- Work instructions
Copy exactly, please, the lines of the data from its start through the line containing "steps = list(range(1, 41))".

- Stored data

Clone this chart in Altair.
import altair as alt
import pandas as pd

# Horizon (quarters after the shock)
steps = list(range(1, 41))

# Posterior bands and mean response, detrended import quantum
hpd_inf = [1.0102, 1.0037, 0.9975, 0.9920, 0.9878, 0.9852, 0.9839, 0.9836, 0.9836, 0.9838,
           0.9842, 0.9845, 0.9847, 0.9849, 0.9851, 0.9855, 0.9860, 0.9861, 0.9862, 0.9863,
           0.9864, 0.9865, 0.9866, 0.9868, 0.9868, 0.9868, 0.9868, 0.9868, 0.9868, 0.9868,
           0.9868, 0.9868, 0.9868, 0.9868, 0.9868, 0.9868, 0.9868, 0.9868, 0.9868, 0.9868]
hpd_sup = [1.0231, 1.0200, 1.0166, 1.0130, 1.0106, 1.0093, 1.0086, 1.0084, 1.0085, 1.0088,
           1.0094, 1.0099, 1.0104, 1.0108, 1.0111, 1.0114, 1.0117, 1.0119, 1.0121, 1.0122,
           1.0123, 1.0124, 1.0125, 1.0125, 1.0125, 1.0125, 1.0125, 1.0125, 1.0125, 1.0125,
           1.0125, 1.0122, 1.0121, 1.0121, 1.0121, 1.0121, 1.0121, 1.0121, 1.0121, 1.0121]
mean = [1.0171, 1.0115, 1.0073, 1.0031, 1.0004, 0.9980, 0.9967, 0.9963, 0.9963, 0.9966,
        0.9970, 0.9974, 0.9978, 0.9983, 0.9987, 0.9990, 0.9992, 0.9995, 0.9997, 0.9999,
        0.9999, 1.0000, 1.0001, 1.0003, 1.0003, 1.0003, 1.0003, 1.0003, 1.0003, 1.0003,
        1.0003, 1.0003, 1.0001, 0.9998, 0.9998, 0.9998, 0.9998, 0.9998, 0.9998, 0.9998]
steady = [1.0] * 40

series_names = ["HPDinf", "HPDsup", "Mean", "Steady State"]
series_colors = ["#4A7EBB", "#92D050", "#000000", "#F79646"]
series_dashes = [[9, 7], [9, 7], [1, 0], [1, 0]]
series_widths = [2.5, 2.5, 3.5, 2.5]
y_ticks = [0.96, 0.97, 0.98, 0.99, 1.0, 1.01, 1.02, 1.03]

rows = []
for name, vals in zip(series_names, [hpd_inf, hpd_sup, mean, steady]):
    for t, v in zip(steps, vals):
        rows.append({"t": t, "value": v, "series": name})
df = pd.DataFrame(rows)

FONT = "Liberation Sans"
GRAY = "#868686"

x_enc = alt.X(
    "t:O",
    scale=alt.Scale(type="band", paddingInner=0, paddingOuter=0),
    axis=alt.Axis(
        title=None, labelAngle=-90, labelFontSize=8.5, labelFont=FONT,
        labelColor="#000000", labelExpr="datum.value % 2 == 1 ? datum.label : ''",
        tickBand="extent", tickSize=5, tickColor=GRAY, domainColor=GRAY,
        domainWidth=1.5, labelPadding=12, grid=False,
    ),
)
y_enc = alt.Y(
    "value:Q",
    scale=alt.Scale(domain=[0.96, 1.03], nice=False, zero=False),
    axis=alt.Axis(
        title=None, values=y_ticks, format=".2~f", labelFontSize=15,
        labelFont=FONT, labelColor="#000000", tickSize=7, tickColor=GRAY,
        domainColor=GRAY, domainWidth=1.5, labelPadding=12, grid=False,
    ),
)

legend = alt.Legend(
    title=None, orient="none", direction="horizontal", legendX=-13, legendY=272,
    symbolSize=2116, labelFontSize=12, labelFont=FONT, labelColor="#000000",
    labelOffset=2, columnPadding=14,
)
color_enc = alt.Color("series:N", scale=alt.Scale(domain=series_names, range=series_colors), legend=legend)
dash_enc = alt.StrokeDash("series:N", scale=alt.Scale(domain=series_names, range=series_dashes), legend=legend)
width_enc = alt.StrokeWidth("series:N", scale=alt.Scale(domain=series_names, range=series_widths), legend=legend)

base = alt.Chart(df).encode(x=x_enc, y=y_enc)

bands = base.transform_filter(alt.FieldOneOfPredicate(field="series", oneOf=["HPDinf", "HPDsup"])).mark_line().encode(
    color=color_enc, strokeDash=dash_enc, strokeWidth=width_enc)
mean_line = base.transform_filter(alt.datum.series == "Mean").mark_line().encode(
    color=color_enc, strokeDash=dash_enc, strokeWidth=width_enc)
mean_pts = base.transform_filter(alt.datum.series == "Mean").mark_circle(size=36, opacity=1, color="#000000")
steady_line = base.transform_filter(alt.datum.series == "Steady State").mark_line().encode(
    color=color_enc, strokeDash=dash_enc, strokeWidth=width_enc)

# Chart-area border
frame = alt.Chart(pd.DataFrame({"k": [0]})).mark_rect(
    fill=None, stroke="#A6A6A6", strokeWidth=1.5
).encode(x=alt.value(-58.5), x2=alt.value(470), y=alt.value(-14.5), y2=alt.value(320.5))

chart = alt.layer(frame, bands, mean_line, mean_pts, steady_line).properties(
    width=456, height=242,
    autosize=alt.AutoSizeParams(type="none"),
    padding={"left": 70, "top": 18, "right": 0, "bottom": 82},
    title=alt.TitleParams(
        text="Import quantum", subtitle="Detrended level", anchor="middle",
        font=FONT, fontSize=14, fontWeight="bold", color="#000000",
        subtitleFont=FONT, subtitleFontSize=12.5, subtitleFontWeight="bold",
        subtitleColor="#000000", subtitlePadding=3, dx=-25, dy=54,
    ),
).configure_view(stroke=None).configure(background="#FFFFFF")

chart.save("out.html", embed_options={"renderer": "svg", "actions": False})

- Written answer
Clone this chart in Altair.
import altair as alt
import pandas as pd

# Horizon (quarters after the shock)
steps = list(range(1, 41))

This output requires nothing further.